By Natalie Greener
Scrolling down any indie playlist, The Fratellis will be on there. Since 2005, these Scottish men have been an unstoppable force of iconic indie sounds. Archetypal and representative of their early youthful fans, The Fratellis are conquering the UK music scene once again – but this time, they’re doing it in their own developed eccentric style.
Researching the band in more detail after the release of their fifth studio album on 16th March 2018, you get to see how much they have evolved as musicians. From their 2005 ep full of teenage angst and lyrics that sound as though they were created in what we call; a man cave – we get to see a new side to The Fratellis that may be surprising to those only familiar with the indie rock anthem that is ‘Chelsea Dagger’.
In Your Own Sweet Time truly grasps the artistic integrity of which various Rock City headliners showcase. The band consists of lead vocalist and guitarist Jon Fratelli (born John Lawler), bass guitarist Barry Fratelli (born Barry Wallace), and drummer and backing vocalist Mince Fratelli (born Gordon McRory). Unfortunately, Fratelli isn’t their birth name but that would be an amazing coincidence.
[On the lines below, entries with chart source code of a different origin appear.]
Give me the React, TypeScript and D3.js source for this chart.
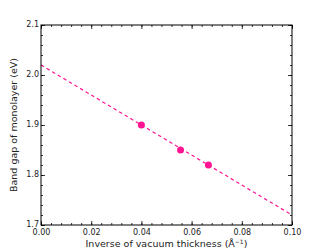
import React, { useEffect, useRef } from 'react';
import * as d3 from 'd3';

// measured band gaps vs inverse vacuum thickness
const invThickness = [0.04, 0.0556, 0.0667];
const bandGap = [1.9, 1.85, 1.82];
// linear fit, evaluated at the axis ends
const fitX = [0.0, 0.1];
const fitY = [2.02, 1.72];
const xTicks = [0, 0.02, 0.04, 0.06, 0.08, 0.1];
const yTicks = [1.7, 1.8, 1.9, 2.0, 2.1];

const App: React.FC = () => {
  const svgRef = useRef<SVGSVGElement | null>(null);

  useEffect(() => {
    if (!svgRef.current) return;
    const width = 325;
    const height = 250;
    const margin = { top: 25, right: 33, bottom: 25, left: 41 };
    const innerW = width - margin.left - margin.right;
    const innerH = height - margin.top - margin.bottom;
    const pink = '#ff1493';
    const font = 'DejaVu Sans, sans-serif';

    const svg = d3.select(svgRef.current);
    svg.selectAll('*').remove();
    const g = svg.append('g').attr('transform', `translate(${margin.left},${margin.top})`);

    const x = d3.scaleLinear().domain([0, 0.1]).range([0, innerW]);
    const y = d3.scaleLinear().domain([1.7, 2.1]).range([innerH, 0]);

    const xMinor = d3.range(0, 0.1001, 0.004);
    const yMinor = d3.range(1.7, 2.1001, 0.02);

    // inward ticks on all four sides
    const addAxis = (axis: d3.Axis<d3.NumberValue>, tx: number, ty: number, cls: string) => {
      const a = g.append('g').attr('class', cls).attr('transform', `translate(${tx},${ty})`).call(axis);
      a.select('.domain').remove();
      a.selectAll('line').attr('stroke', '#000').attr('stroke-width', 0.8);
      return a;
    };

    const fmt2 = d3.format('.2f');
    const fmt1 = d3.format('.1f');

    addAxis(d3.axisBottom(x).tickValues(xMinor).tickSize(-2).tickFormat(() => ''), 0, innerH, 'xm-b');
    addAxis(d3.axisTop(x).tickValues(xMinor).tickSize(-2).tickFormat(() => ''), 0, 0, 'xm-t');
    addAxis(d3.axisLeft(y).tickValues(yMinor).tickSize(-2).tickFormat(() => ''), 0, 0, 'ym-l');
    addAxis(d3.axisRight(y).tickValues(yMinor).tickSize(-2).tickFormat(() => ''), innerW, 0, 'ym-r');

    const xb = addAxis(
      d3.axisBottom(x).tickValues(xTicks).tickSize(-4).tickFormat((d) => fmt2(+d)),
      0, innerH, 'x-axis'
    );
    addAxis(d3.axisTop(x).tickValues(xTicks).tickSize(-4).tickFormat(() => ''), 0, 0, 'x-top');
    const yl = addAxis(
      d3.axisLeft(y).tickValues(yTicks).tickSize(-4).tickFormat((d) => fmt1(+d)),
      0, 0, 'y-axis'
    );
    addAxis(d3.axisRight(y).tickValues(yTicks).tickSize(-4).tickFormat(() => ''), innerW, 0, 'y-right');

    xb.selectAll('text').attr('y', 4.5).style('font-family', font).style('font-size', '8px').style('fill', '#222');
    yl.selectAll('text').attr('x', -2).attr('dy', '0.2em').style('font-family', font).style('font-size', '8px').style('fill', '#222');

    // fit line
    const line = d3.line<number>().x((d, i) => x(fitX[i])).y((d, i) => y(fitY[i]));
    g.append('path')
      .datum(fitX)
      .attr('d', line)
      .attr('fill', 'none')
      .attr('stroke', pink)
      .attr('stroke-width', 1.2)
      .attr('stroke-dasharray', '3.5,3');

    // data points
    g.selectAll('.pt')
      .data(invThickness)
      .enter()
      .append('circle')
      .attr('class', 'pt')
      .attr('cx', (d) => x(d))
      .attr('cy', (d, i) => y(bandGap[i]))
      .attr('r', 3.5)
      .attr('fill', pink);

    // frame
    g.append('rect')
      .attr('width', innerW)
      .attr('height', innerH)
      .attr('fill', 'none')
      .attr('stroke', '#000')
      .attr('stroke-width', 1);

    // axis labels
    const xl = svg.append('text')
      .attr('x', margin.left + innerW / 2)
      .attr('y', 247)
      .attr('text-anchor', 'middle')
      .style('font-family', font)
      .style('font-size', '9.5px')
      .style('fill', '#222');
    xl.append('tspan').text('Inverse of vacuum thickness (Å');
    xl.append('tspan').attr('dy', -3.5).style('font-size', '6px').text('−1');
    xl.append('tspan').attr('dy', 3.5).text(')');

    svg.append('text')
      .attr('transform', `translate(17,${margin.top + innerH / 2}) rotate(-90)`)
      .attr('text-anchor', 'middle')
      .style('font-family', font)
      .style('font-size', '9.5px')
      .style('fill', '#222')
      .text('Band gap of monolayer (eV)');
  }, []);

  return (
    <div style={{ position: 'absolute', left: 0, top: 0 }}>
      <svg ref={svgRef} width={325} height={250} style={{ display: 'block', background: '#fff' }}></svg>
    </div>
  );
};

export default App;
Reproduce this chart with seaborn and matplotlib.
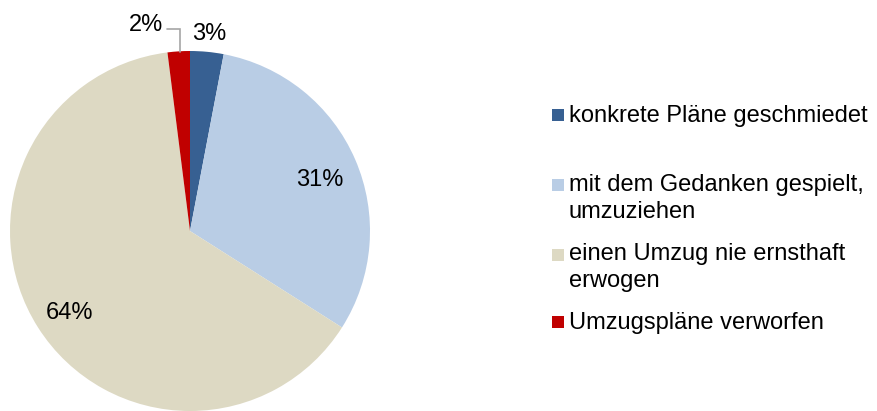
import matplotlib
matplotlib.use("Agg")
import matplotlib.pyplot as plt
import seaborn as sns
from matplotlib.patches import Rectangle

sns.set_theme(style="white")
plt.rcParams['font.family'] = ['Liberation Sans', 'DejaVu Sans']

categories = ["konkrete Pläne geschmiedet",
              "mit dem Gedanken gespielt,\numzuziehen",
              "einen Umzug nie ernsthaft\nerwogen",
              "Umzugspläne verworfen"]
values = [3, 31, 64, 2]
colors = ["#376092", "#B9CDE5", "#DDD9C3", "#C00000"]

W, H = 877, 411
fig = plt.figure(figsize=(W / 100, H / 100), dpi=100)
fig.patch.set_facecolor("white")
cx, cy, r = 190, 231, 180
ax = fig.add_axes([(cx - r) / W, (H - cy - r) / H, 2 * r / W, 2 * r / H])
wedges, texts, autotexts = ax.pie(values, colors=colors, startangle=90, counterclock=False,
                                  autopct='%.0f%%', pctdistance=0.79, radius=1,
                                  wedgeprops=dict(linewidth=0),
                                  textprops=dict(fontsize=17, color="black"))
ax.set_xlim(-1, 1)
ax.set_ylim(-1, 1)
ax.set_aspect("equal")
ax.axis("off")

# nudge inside labels slightly down
for t in (autotexts[1], autotexts[2]):
    x, y = t.get_position()
    t.set_position((x - 0.005, y - 0.03))

# move small labels outside
autotexts[0].set_position((0.108, 1.096))
autotexts[3].set_position((-0.244, 1.146))
for t in autotexts:
    t.set_clip_on(False)
ax.plot([-0.128, -0.056, -0.056], [1.122, 1.122, 0.994], color="#A6A6A6", lw=1.2,
        clip_on=False, solid_joinstyle="miter")

# legend drawn manually (baseline = last line of each entry)
marker_rows = [115, 185, 255, 322]
baselines = [122, 218, 287, 329]
for cat, col, yc, yb in zip(categories, colors, marker_rows, baselines):
    fig.patches.append(Rectangle((552 / W, 1 - (yc + 6) / H), 12 / W, 12 / H,
                                 transform=fig.transFigure, facecolor=col, edgecolor="none"))
    fig.text(569 / W, 1 - yb / H, cat, fontsize=17, va="baseline", ha="left",
             color="black", linespacing=1.32)

fig.savefig("out.png", dpi=100, facecolor="white")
Getting to the venue an hour and a half after doors, I only managed to grab a glimpse of the support. Black Pistol Fire were a very anarchic duo that knew how to scare and excite the crowd. Blues meets R&B with a large sum of traditional rock, Black Pistol Fire well and truly mesmerised the crowd. The only sight I managed to grab of them amongst the packed and rowdy audience was towards the end of the set when the pair were not afraid to get up close and personal. Crowd surfing into a screaming mosh pit at an iconic venue such as Rock City is every rockers dream.
The time came for the Fratellis to march onto the stage to an already hyped and rattled crowd. Being the cliché alternative child I am, I really didn’t know what to expect aside from the hits everyone hears at indie Wednesday club nights. Part of me remembers snippets of their Splendour set a few years back on the Confetti stage – but truthfully, the ideas I had in my head did not convey into the different talent on stage.
It was so country. Not in a bad way – the folk twangs throughout most of their new stuff definitely took me aback with delight. I’m not sure if this music maturing happened overnight or over ten years but it definitely juxtaposed the Fratellis mainstream image. But I cannot deny the fact it was upbeat and certainly catchy. Everything flowed together in their set and surprisingly, Chelsea Dagger was the misfit of the bunch.
You can make your own mind up about the modern Fratellis sound. But you know what? I love it and them moving away from the same-old indie anthem is definitely refreshing.